Paging systems may also reduce the power requirements of the Mobile Unit 109 by having each Base Station transmits a complete list of the client numbers for those clients for whom a page is pending on a regular basis. If the client's pager device does not see its client number in the list, it can revert to sleep mode until the next list is due to arrive. If the pager detects its client number, then the pager continues to receive transmissions from the Base Station in an attempt to receive the message intended for that client. After the message intended for that client is received, the Mobile Unit 109 ceases monitoring the forward channel except at regular intervals during which the list of clients is again transmitted. Due to the relatively limited bandwidth assigned to each service provider (typically 50 kHz), the use of such a simulcast paging scheme limits the number of clients that can be effectively serviced without extensive delays in the time required to contact the client. It can be seen that far greater capacity and lower delays are possible in a cellular communication system, since in a cellular communication system forward transmission to a Mobile Unit 109 is routed through only that particular Base Station associated with the Mobile Unit 109. However, these advantages are currently being sacrificed in order to reduce the power requirements of the Mobile Unit 109.

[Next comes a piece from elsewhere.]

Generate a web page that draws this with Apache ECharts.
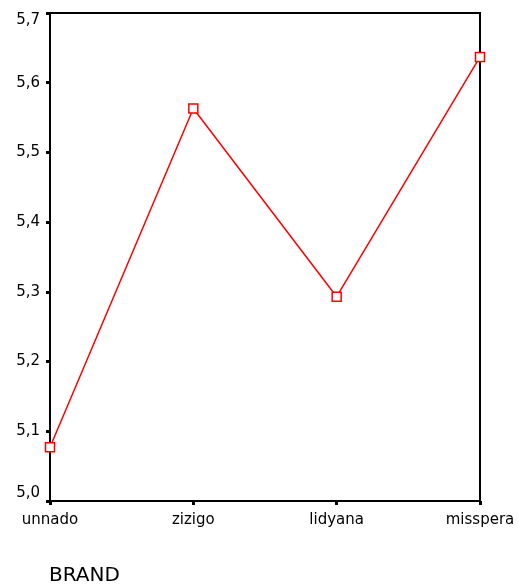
<!DOCTYPE html>
<html>
<head>
<meta charset="utf-8">
<script src="https://cdn.jsdelivr.net/npm/echarts@6/dist/echarts.min.js"></script>
<style>html,body{margin:0;padding:0;background:#fff;}#c{width:518px;height:586px;}</style>
</head>
<body>
<div id="c"></div>
<script>
const categories = ['unnado', 'zizigo', 'lidyana', 'misspera'];
const meanValues = [5.077, 5.563, 5.293, 5.637];
const axisTitle = 'BRAND';

const chart = echarts.init(document.getElementById('c'), null, {renderer: 'canvas'});
chart.setOption({
  animation: false,
  backgroundColor: '#fff',
  title: {
    text: axisTitle, left: 44, top: 561,
    textStyle: {fontFamily: 'DejaVu Sans', fontSize: 20, fontWeight: 'normal', color: '#000'}
  },
  grid: {left: 50, right: 38, top: 13, bottom: 85, show: true, borderColor: '#000', borderWidth: 2, backgroundColor: 'transparent'},
  xAxis: {
    type: 'category', data: categories, boundaryGap: false,
    axisLine: {lineStyle: {color: '#000', width: 2}},
    axisTick: {show: true, alignWithLabel: true, length: 4, lineStyle: {color: '#000', width: 3}},
    axisLabel: {margin: 12, color: '#000', fontFamily: 'DejaVu Sans', fontSize: 15},
    splitLine: {show: false}
  },
  yAxis: {
    type: 'value', min: 5.0, max: 5.7, interval: 0.1,
    axisLine: {show: true, lineStyle: {color: '#000', width: 2}},
    axisTick: {show: true, length: 4, lineStyle: {color: '#000', width: 3}},
    axisLabel: {margin: 10, color: '#000', fontFamily: 'DejaVu Sans', fontSize: 15,
      verticalAlignMinLabel: 'bottom', verticalAlignMaxLabel: 'top',
      formatter: v => v.toFixed(1).replace('.', ',')},
    splitLine: {show: false}
  },
  series: [{
    type: 'line', data: meanValues,
    symbol: 'rect', symbolSize: 9,
    itemStyle: {color: '#fff', borderColor: '#ff0000', borderWidth: 1.5},
    lineStyle: {color: '#ff0000', width: 1.5},
    z: 3
  }]
});
</script>
</body>
</html>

Accordingly, it would be desirable to provide a cellular communication system in which the power requirements of the Mobile Unit arc reduced so that the advantages of cellular communications may be realized without having to sacrifice bandwidth and/or battery life. It would also be desirable to provide a method and apparatus which allows more efficient use of available bandwidth in a paging scheme, but which does not need to transmit frequently for control and system maintenance, and thus uses power relatively efficiently.